De rechtbank overweegt dat beide ouders het recht hebben om hun kind te verzorgen en op te voeden. Voorts is het in het belang van de minderjarige dat hij de kans krijgt om beide ouders te leren kennen. De rechtbank overweegt dat deze uitgangspunten in beginsel het meest tot hun recht komen bij een gelijke verdeling van de zorg- en opvoedingstaken tussen partijen (co-ouderschap). Volgens de Raad zijn beide partijen prima ouders en voldoende in staat om voor de minderjarige te zorgen. Beide partijen zijn naar eigen zeggen flexibel aangaande hun werktijden.
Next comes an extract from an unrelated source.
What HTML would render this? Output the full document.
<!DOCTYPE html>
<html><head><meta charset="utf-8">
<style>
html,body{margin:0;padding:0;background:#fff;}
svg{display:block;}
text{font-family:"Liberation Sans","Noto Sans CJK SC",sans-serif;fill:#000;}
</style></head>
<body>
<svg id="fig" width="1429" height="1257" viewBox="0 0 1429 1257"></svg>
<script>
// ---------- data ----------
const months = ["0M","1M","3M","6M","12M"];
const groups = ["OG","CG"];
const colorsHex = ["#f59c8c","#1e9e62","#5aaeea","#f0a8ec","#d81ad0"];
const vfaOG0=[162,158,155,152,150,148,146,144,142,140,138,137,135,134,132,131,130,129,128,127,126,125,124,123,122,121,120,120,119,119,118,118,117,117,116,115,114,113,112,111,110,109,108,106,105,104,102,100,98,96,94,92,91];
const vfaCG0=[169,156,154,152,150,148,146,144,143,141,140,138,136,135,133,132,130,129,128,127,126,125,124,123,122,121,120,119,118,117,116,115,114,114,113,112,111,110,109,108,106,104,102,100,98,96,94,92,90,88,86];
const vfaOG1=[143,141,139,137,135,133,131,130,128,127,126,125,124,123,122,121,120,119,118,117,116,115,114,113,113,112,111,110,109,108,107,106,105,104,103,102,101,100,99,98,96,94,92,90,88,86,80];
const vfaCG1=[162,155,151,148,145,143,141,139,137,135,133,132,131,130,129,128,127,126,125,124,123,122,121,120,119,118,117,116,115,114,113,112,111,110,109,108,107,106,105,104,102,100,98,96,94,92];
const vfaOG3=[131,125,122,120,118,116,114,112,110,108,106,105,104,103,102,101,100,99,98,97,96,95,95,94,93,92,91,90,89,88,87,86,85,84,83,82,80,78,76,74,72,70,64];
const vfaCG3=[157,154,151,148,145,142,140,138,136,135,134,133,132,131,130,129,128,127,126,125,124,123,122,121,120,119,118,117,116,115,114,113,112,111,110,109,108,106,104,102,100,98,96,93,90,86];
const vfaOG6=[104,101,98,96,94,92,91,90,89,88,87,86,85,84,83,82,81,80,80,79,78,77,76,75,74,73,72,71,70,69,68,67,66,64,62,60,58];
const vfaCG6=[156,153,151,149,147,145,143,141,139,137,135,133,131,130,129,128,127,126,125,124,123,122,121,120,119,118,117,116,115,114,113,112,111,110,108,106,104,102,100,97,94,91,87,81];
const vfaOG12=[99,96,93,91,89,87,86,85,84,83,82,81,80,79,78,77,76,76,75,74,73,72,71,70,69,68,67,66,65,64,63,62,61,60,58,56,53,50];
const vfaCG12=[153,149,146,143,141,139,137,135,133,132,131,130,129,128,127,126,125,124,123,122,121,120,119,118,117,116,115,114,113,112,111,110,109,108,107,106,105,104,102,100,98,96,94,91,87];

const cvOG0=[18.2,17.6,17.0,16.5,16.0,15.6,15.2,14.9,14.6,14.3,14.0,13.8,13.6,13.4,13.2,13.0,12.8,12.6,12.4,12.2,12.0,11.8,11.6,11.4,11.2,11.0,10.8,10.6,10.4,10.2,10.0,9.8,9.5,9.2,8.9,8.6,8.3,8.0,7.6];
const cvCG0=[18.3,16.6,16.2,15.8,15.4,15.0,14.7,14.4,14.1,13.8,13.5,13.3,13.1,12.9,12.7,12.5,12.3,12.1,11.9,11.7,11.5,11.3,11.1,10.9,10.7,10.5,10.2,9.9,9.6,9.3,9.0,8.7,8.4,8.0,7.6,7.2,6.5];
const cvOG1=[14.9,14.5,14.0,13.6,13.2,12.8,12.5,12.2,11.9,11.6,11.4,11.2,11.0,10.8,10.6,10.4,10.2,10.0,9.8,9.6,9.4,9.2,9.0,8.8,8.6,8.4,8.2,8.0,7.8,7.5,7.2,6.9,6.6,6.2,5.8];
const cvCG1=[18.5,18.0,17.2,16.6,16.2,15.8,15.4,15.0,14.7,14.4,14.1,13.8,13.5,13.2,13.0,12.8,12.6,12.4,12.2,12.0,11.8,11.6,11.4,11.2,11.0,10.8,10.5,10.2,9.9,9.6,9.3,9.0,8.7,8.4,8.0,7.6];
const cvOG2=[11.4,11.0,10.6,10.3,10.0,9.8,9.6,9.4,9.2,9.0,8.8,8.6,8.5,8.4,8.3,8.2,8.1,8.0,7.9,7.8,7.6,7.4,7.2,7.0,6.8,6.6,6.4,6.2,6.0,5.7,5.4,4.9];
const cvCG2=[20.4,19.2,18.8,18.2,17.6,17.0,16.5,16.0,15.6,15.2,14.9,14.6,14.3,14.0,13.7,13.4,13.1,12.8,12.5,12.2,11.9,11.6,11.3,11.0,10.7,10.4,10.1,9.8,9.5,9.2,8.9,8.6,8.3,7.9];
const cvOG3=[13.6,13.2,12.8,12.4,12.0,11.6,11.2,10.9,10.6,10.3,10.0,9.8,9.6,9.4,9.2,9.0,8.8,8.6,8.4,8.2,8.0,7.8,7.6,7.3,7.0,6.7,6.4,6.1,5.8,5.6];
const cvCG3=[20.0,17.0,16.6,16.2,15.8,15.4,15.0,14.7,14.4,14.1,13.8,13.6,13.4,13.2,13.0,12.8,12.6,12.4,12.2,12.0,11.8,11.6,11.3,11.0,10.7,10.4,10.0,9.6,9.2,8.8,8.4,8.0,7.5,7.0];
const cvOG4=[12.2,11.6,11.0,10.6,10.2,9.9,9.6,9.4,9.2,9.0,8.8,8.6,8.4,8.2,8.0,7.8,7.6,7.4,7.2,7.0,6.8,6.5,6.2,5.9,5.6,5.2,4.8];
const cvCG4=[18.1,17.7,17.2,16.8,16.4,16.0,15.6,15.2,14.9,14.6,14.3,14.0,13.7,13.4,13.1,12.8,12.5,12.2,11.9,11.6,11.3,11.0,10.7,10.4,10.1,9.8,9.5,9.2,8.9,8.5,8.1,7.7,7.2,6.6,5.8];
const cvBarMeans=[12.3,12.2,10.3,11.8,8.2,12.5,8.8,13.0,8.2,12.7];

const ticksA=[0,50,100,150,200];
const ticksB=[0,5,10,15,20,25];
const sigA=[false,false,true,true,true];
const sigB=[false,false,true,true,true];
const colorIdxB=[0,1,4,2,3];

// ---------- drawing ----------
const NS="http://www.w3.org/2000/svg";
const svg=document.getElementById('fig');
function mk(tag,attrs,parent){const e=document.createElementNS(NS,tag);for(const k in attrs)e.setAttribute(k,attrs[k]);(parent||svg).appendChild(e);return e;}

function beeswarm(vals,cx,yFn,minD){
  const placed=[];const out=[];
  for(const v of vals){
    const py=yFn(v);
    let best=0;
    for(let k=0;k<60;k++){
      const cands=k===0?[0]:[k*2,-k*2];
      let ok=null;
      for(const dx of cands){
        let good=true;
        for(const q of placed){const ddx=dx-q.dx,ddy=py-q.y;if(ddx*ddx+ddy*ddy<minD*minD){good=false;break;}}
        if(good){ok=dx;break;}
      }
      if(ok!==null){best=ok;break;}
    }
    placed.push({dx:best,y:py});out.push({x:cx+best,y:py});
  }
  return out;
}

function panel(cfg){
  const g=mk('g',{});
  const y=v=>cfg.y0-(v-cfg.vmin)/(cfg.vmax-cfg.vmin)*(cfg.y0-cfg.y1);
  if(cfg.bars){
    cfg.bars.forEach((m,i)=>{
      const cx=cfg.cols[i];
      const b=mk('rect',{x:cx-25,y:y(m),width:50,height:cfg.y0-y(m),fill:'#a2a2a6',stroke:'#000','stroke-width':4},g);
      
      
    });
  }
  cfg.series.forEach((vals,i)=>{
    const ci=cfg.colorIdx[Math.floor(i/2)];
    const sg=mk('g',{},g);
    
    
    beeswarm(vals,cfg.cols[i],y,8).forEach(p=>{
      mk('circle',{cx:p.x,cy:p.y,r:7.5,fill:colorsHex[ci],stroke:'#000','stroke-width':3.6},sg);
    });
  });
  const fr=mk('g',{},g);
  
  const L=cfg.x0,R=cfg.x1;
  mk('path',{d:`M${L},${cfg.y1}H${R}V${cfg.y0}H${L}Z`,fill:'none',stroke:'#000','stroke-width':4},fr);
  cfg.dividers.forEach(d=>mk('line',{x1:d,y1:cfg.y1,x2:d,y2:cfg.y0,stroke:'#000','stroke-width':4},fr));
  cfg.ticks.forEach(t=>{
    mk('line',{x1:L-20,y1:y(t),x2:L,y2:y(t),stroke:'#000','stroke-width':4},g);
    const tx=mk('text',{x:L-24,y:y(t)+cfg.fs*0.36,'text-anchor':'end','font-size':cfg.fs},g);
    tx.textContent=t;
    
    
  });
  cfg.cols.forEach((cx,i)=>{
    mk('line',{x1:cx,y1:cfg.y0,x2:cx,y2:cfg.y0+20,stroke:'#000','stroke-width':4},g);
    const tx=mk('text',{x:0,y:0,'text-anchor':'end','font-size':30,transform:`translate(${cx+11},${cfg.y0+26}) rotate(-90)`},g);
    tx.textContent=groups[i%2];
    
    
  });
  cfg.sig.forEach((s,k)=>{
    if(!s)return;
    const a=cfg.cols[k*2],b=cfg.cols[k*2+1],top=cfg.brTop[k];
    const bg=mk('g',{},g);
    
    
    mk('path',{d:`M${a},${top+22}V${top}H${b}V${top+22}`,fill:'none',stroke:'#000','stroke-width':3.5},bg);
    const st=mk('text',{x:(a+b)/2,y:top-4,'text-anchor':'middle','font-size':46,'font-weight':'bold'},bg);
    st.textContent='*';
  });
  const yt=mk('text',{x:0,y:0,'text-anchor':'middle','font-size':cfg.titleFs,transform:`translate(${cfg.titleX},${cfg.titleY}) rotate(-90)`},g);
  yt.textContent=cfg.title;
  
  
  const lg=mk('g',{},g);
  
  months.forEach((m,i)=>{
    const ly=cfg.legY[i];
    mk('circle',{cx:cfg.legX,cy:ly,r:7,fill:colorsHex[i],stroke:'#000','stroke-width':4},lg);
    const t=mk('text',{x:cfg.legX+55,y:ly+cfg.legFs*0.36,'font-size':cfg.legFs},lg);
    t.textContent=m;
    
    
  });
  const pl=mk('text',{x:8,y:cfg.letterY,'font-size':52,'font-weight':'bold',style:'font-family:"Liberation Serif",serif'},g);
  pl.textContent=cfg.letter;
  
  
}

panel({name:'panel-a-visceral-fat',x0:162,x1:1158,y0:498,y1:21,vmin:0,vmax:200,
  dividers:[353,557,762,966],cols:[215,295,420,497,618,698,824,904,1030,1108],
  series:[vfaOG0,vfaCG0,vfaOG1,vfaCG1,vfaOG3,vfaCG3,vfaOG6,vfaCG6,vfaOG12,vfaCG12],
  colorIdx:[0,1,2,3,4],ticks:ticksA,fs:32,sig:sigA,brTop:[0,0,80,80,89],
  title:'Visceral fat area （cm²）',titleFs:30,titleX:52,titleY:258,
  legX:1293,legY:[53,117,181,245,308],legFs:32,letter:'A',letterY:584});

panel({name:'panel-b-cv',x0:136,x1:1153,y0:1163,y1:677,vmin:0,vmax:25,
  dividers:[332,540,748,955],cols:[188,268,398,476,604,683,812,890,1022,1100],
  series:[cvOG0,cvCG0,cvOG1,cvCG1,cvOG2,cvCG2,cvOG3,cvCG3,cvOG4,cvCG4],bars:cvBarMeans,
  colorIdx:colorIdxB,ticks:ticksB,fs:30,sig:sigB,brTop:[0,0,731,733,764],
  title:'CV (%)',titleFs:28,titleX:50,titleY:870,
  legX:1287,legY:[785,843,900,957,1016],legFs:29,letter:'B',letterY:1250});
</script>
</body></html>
Een praktisch bezwaar bij een gelijke verdeling van de zorg- en opvoedingstaken is de reisafstand. De rechtbank overweegt dat de vrouw destijds de keuze heeft mogen maken om met de minderjarige naar een ander deel van Nederland te verhuizen. De gevolgen van deze keuze komen naar het oordeel van de rechtbank echter voor haar rekening en risico, in die zin dat thans van de vrouw onder de gegeven omstandigheden mag worden dat zij, om in het belang van de minderjarige een gelijke verdeling van de zorgtaken tot stand te brengen, meewerkt aan het effectueren van de zorgregeling en de minderjarige derhalve ook aldaar zal worden ingeschreven bij een basisschool, tenzij partijen in onderling overleg anders beslissen. Naar het oordeel van de rechtbank komen aan de vrouw voldoende mogelijkheden toe, bijvoorbeeld het gebruik van haar woning in haar oude woonplaats, om aan deze regeling uitvoering te geven, zonder de minderjarige hierbij onnodig te belasten. De rechtbank zal bepalen dat de zorg- en opvoedingstaken gelijkelijk tussen partijen worden verdeeld (co-ouderschap) en de minderjarige de ene week bij de vrouw verblijft en de andere week bij de man, met het wisselmoment op vrijdag.